Set task: Quote the data below in full, minus the images.

Recorded information:
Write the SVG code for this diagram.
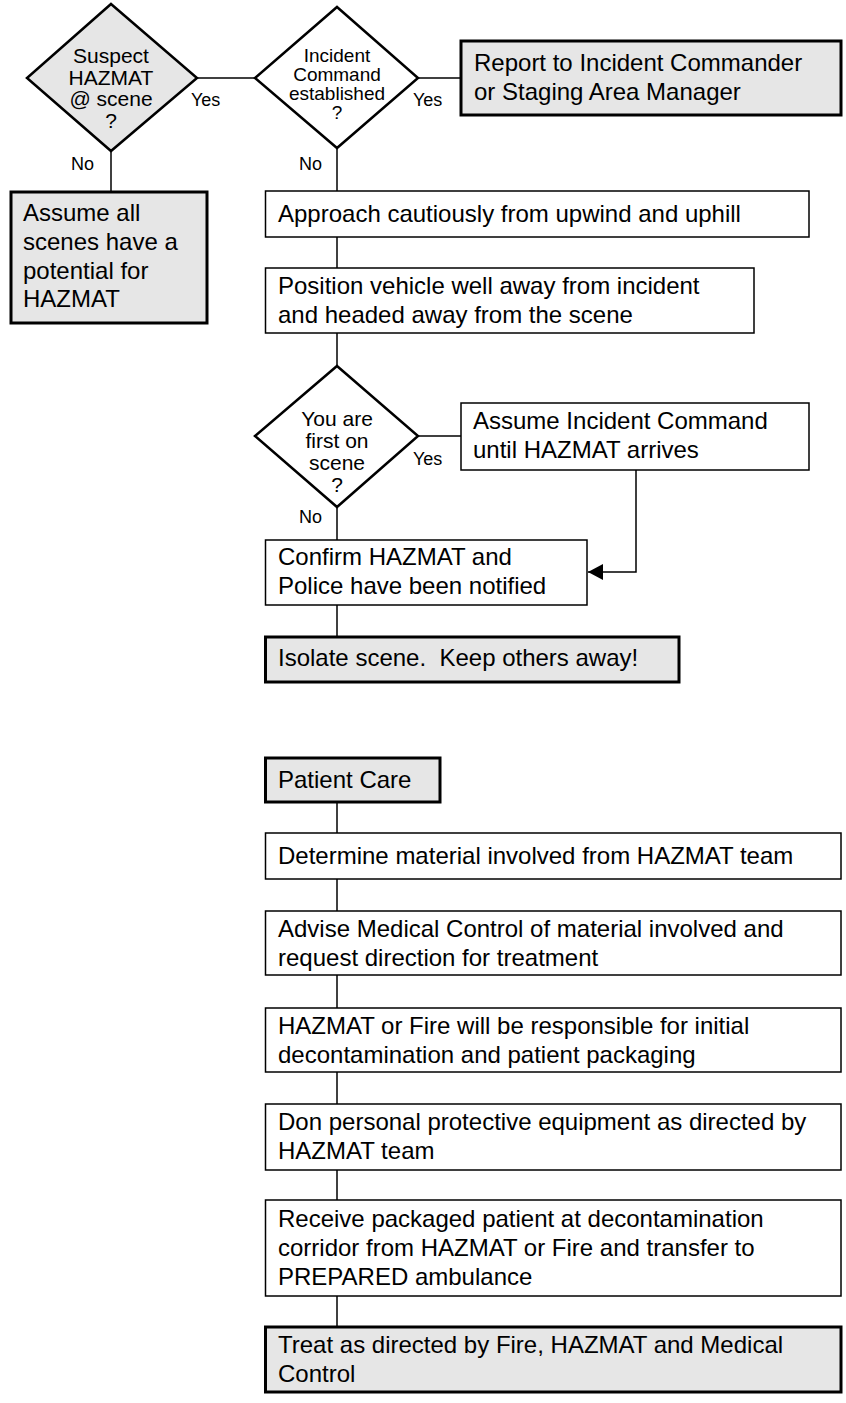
<svg xmlns="http://www.w3.org/2000/svg" width="846" height="1403" viewBox="0 0 846 1403">
<defs>
<style>
text{font-family:"Liberation Sans",Arial,sans-serif;fill:#000}
.t{font-size:24px}
.d1{font-size:21px;text-anchor:middle}
.d2{font-size:19px;text-anchor:middle}
.lbl{font-size:18px}
.box{fill:#fff;stroke:#000;stroke-width:1.5}
.gbox{fill:#e6e6e6;stroke:#000;stroke-width:3}
.dia{fill:#fff;stroke:#000;stroke-width:2.5}
.gdia{fill:#e6e6e6;stroke:#000;stroke-width:2.5}
.c{fill:none;stroke:#000;stroke-width:1.5}
</style>
<marker id="arr" markerUnits="userSpaceOnUse" markerWidth="16" markerHeight="18" refX="15" refY="8" orient="auto">
<path d="M0,0 L15,8 L0,16 z" fill="#000"/>
</marker>
</defs>
<rect width="846" height="1403" fill="#fff"/>

<g id="connectors">
<path class="c" d="M197,78 H255"/>
<path class="c" d="M418,78 H461"/>
<path class="c" d="M111,151 V192"/>
<path class="c" d="M337,148 V191"/>
<path class="c" d="M337,237 V268"/>
<path class="c" d="M337,333 V366"/>
<path class="c" d="M418,436 H461"/>
<path class="c" d="M337,507 V540"/>
<path class="c" d="M636,470 V572 H588" marker-end="url(#arr)"/>
<path class="c" d="M337,605 V637"/>
<path class="c" d="M337,802 V833"/>
<path class="c" d="M337,879 V911"/>
<path class="c" d="M337,975 V1008"/>
<path class="c" d="M337,1072 V1104"/>
<path class="c" d="M337,1170 V1200"/>
<path class="c" d="M337,1296 V1327"/>
<text class="lbl" x="191" y="106">Yes</text>
<text class="lbl" x="71" y="170">No</text>
<text class="lbl" x="413" y="106">Yes</text>
<text class="lbl" x="299" y="170">No</text>
<text class="lbl" x="413" y="465">Yes</text>
<text class="lbl" x="299" y="523">No</text>
</g>

<g id="suspect">
<path class="gdia" d="M111,4 L197,78 L111,151 L27,78 Z"/>
<text class="d1" x="111" y="63">Suspect</text>
<text class="d1" x="111" y="84.5">HAZMAT</text>
<text class="d1" x="111" y="106">@ scene</text>
<text class="d1" x="111" y="127.5">?</text>
</g>

<g id="ic-established">
<path class="dia" d="M337,7 L418,78 L337,148 L255,78 Z"/>
<text class="d2" x="337" y="62">Incident</text>
<text class="d2" x="337" y="81">Command</text>
<text class="d2" x="337" y="100">established</text>
<text class="d2" x="337" y="119">?</text>
</g>

<g id="report">
<rect class="gbox" x="461" y="41" width="380" height="74"/>
<text class="t" x="474" y="71">Report to Incident Commander</text>
<text class="t" x="474" y="100">or Staging Area Manager</text>
</g>

<g id="assume-all">
<rect class="gbox" x="11" y="192" width="196" height="131"/>
<text class="t" x="23" y="221">Assume all</text>
<text class="t" x="23" y="250">scenes have a</text>
<text class="t" x="23" y="279">potential for</text>
<text class="t" x="23" y="307">HAZMAT</text>
</g>

<g id="approach">
<rect class="box" x="265.5" y="191" width="543.5" height="46"/>
<text class="t" x="278" y="222">Approach cautiously from upwind and uphill</text>
</g>

<g id="position">
<rect class="box" x="265.5" y="268" width="488.5" height="65"/>
<text class="t" x="278" y="294">Position vehicle well away from incident</text>
<text class="t" x="278" y="323">and headed away from the scene</text>
</g>

<g id="first-on-scene">
<path class="dia" d="M337,366 L418,436 L337,507 L255,436 Z"/>
<text class="d1" x="337" y="426">You are</text>
<text class="d1" x="337" y="448">first on</text>
<text class="d1" x="337" y="470">scene</text>
<text class="d1" x="337" y="492">?</text>
</g>

<g id="assume-ic">
<rect class="box" x="461" y="403" width="348" height="67"/>
<text class="t" x="473" y="429">Assume Incident Command</text>
<text class="t" x="473" y="458">until HAZMAT arrives</text>
</g>

<g id="confirm">
<rect class="box" x="265.5" y="540" width="321.5" height="65"/>
<text class="t" x="278" y="565">Confirm HAZMAT and</text>
<text class="t" x="278" y="594">Police have been notified</text>
</g>

<g id="isolate">
<rect class="gbox" x="265.5" y="637" width="413.5" height="45"/>
<text class="t" x="278" y="666" xml:space="preserve">Isolate scene.  Keep others away!</text>
</g>

<g id="patient-care">
<rect class="gbox" x="265.5" y="758" width="174.5" height="44"/>
<text class="t" x="278" y="788">Patient Care</text>
</g>

<g id="determine">
<rect class="box" x="265.5" y="833" width="575.5" height="46"/>
<text class="t" x="278" y="864">Determine material involved from HAZMAT team</text>
</g>

<g id="advise">
<rect class="box" x="265.5" y="911" width="575.5" height="64"/>
<text class="t" x="278" y="937">Advise Medical Control of material involved and</text>
<text class="t" x="278" y="966">request direction for treatment</text>
</g>

<g id="decon">
<rect class="box" x="265.5" y="1008" width="575.5" height="64"/>
<text class="t" x="278" y="1034">HAZMAT or Fire will be responsible for initial</text>
<text class="t" x="278" y="1063">decontamination and patient packaging</text>
</g>

<g id="ppe">
<rect class="box" x="265.5" y="1104" width="575.5" height="66"/>
<text class="t" x="278" y="1130">Don personal protective equipment as directed by</text>
<text class="t" x="278" y="1159">HAZMAT team</text>
</g>

<g id="receive">
<rect class="box" x="265.5" y="1200" width="575.5" height="96"/>
<text class="t" x="278" y="1227">Receive packaged patient at decontamination</text>
<text class="t" x="278" y="1256">corridor from HAZMAT or Fire and transfer to</text>
<text class="t" x="278" y="1285">PREPARED ambulance</text>
</g>

<g id="treat">
<rect class="gbox" x="265.5" y="1327" width="575.5" height="65"/>
<text class="t" x="278" y="1353">Treat as directed by Fire, HAZMAT and Medical</text>
<text class="t" x="278" y="1382">Control</text>
</g>
</svg>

Task output:
Write the SVG code for this diagram.
<svg xmlns="http://www.w3.org/2000/svg" width="846" height="1403" viewBox="0 0 846 1403">
<defs>
<style>
text{font-family:"Liberation Sans",Arial,sans-serif;fill:#000}
.t{font-size:24px}
.d1{font-size:21px;text-anchor:middle}
.d2{font-size:19px;text-anchor:middle}
.lbl{font-size:18px}
.box{fill:#fff;stroke:#000;stroke-width:1.5}
.gbox{fill:#e6e6e6;stroke:#000;stroke-width:3}
.dia{fill:#fff;stroke:#000;stroke-width:2.5}
.gdia{fill:#e6e6e6;stroke:#000;stroke-width:2.5}
.c{fill:none;stroke:#000;stroke-width:1.5}
</style>
<marker id="arr" markerUnits="userSpaceOnUse" markerWidth="16" markerHeight="18" refX="15" refY="8" orient="auto">
<path d="M0,0 L15,8 L0,16 z" fill="#000"/>
</marker>
</defs>
<rect width="846" height="1403" fill="#fff"/>

<g id="connectors">
<path class="c" d="M197,78 H255"/>
<path class="c" d="M418,78 H461"/>
<path class="c" d="M111,151 V192"/>
<path class="c" d="M337,148 V191"/>
<path class="c" d="M337,237 V268"/>
<path class="c" d="M337,333 V366"/>
<path class="c" d="M418,436 H461"/>
<path class="c" d="M337,507 V540"/>
<path class="c" d="M636,470 V572 H588" marker-end="url(#arr)"/>
<path class="c" d="M337,605 V637"/>
<path class="c" d="M337,802 V833"/>
<path class="c" d="M337,879 V911"/>
<path class="c" d="M337,975 V1008"/>
<path class="c" d="M337,1072 V1104"/>
<path class="c" d="M337,1170 V1200"/>
<path class="c" d="M337,1296 V1327"/>
<text class="lbl" x="191" y="106">Yes</text>
<text class="lbl" x="71" y="170">No</text>
<text class="lbl" x="413" y="106">Yes</text>
<text class="lbl" x="299" y="170">No</text>
<text class="lbl" x="413" y="465">Yes</text>
<text class="lbl" x="299" y="523">No</text>
</g>

<g id="suspect">
<path class="gdia" d="M111,4 L197,78 L111,151 L27,78 Z"/>
<text class="d1" x="111" y="63">Suspect</text>
<text class="d1" x="111" y="84.5">HAZMAT</text>
<text class="d1" x="111" y="106">@ scene</text>
<text class="d1" x="111" y="127.5">?</text>
</g>

<g id="ic-established">
<path class="dia" d="M337,7 L418,78 L337,148 L255,78 Z"/>
<text class="d2" x="337" y="62">Incident</text>
<text class="d2" x="337" y="81">Command</text>
<text class="d2" x="337" y="100">established</text>
<text class="d2" x="337" y="119">?</text>
</g>

<g id="report">
<rect class="gbox" x="461" y="41" width="380" height="74"/>
<text class="t" x="474" y="71">Report to Incident Commander</text>
<text class="t" x="474" y="100">or Staging Area Manager</text>
</g>

<g id="assume-all">
<rect class="gbox" x="11" y="192" width="196" height="131"/>
<text class="t" x="23" y="221">Assume all</text>
<text class="t" x="23" y="250">scenes have a</text>
<text class="t" x="23" y="279">potential for</text>
<text class="t" x="23" y="307">HAZMAT</text>
</g>

<g id="approach">
<rect class="box" x="265.5" y="191" width="543.5" height="46"/>
<text class="t" x="278" y="222">Approach cautiously from upwind and uphill</text>
</g>

<g id="position">
<rect class="box" x="265.5" y="268" width="488.5" height="65"/>
<text class="t" x="278" y="294">Position vehicle well away from incident</text>
<text class="t" x="278" y="323">and headed away from the scene</text>
</g>

<g id="first-on-scene">
<path class="dia" d="M337,366 L418,436 L337,507 L255,436 Z"/>
<text class="d1" x="337" y="426">You are</text>
<text class="d1" x="337" y="448">first on</text>
<text class="d1" x="337" y="470">scene</text>
<text class="d1" x="337" y="492">?</text>
</g>

<g id="assume-ic">
<rect class="box" x="461" y="403" width="348" height="67"/>
<text class="t" x="473" y="429">Assume Incident Command</text>
<text class="t" x="473" y="458">until HAZMAT arrives</text>
</g>

<g id="confirm">
<rect class="box" x="265.5" y="540" width="321.5" height="65"/>
<text class="t" x="278" y="565">Confirm HAZMAT and</text>
<text class="t" x="278" y="594">Police have been notified</text>
</g>

<g id="isolate">
<rect class="gbox" x="265.5" y="637" width="413.5" height="45"/>
<text class="t" x="278" y="666" xml:space="preserve">Isolate scene.  Keep others away!</text>
</g>

<g id="patient-care">
<rect class="gbox" x="265.5" y="758" width="174.5" height="44"/>
<text class="t" x="278" y="788">Patient Care</text>
</g>

<g id="determine">
<rect class="box" x="265.5" y="833" width="575.5" height="46"/>
<text class="t" x="278" y="864">Determine material involved from HAZMAT team</text>
</g>

<g id="advise">
<rect class="box" x="265.5" y="911" width="575.5" height="64"/>
<text class="t" x="278" y="937">Advise Medical Control of material involved and</text>
<text class="t" x="278" y="966">request direction for treatment</text>
</g>

<g id="decon">
<rect class="box" x="265.5" y="1008" width="575.5" height="64"/>
<text class="t" x="278" y="1034">HAZMAT or Fire will be responsible for initial</text>
<text class="t" x="278" y="1063">decontamination and patient packaging</text>
</g>

<g id="ppe">
<rect class="box" x="265.5" y="1104" width="575.5" height="66"/>
<text class="t" x="278" y="1130">Don personal protective equipment as directed by</text>
<text class="t" x="278" y="1159">HAZMAT team</text>
</g>

<g id="receive">
<rect class="box" x="265.5" y="1200" width="575.5" height="96"/>
<text class="t" x="278" y="1227">Receive packaged patient at decontamination</text>
<text class="t" x="278" y="1256">corridor from HAZMAT or Fire and transfer to</text>
<text class="t" x="278" y="1285">PREPARED ambulance</text>
</g>

<g id="treat">
<rect class="gbox" x="265.5" y="1327" width="575.5" height="65"/>
<text class="t" x="278" y="1353">Treat as directed by Fire, HAZMAT and Medical</text>
<text class="t" x="278" y="1382">Control</text>
</g>
</svg>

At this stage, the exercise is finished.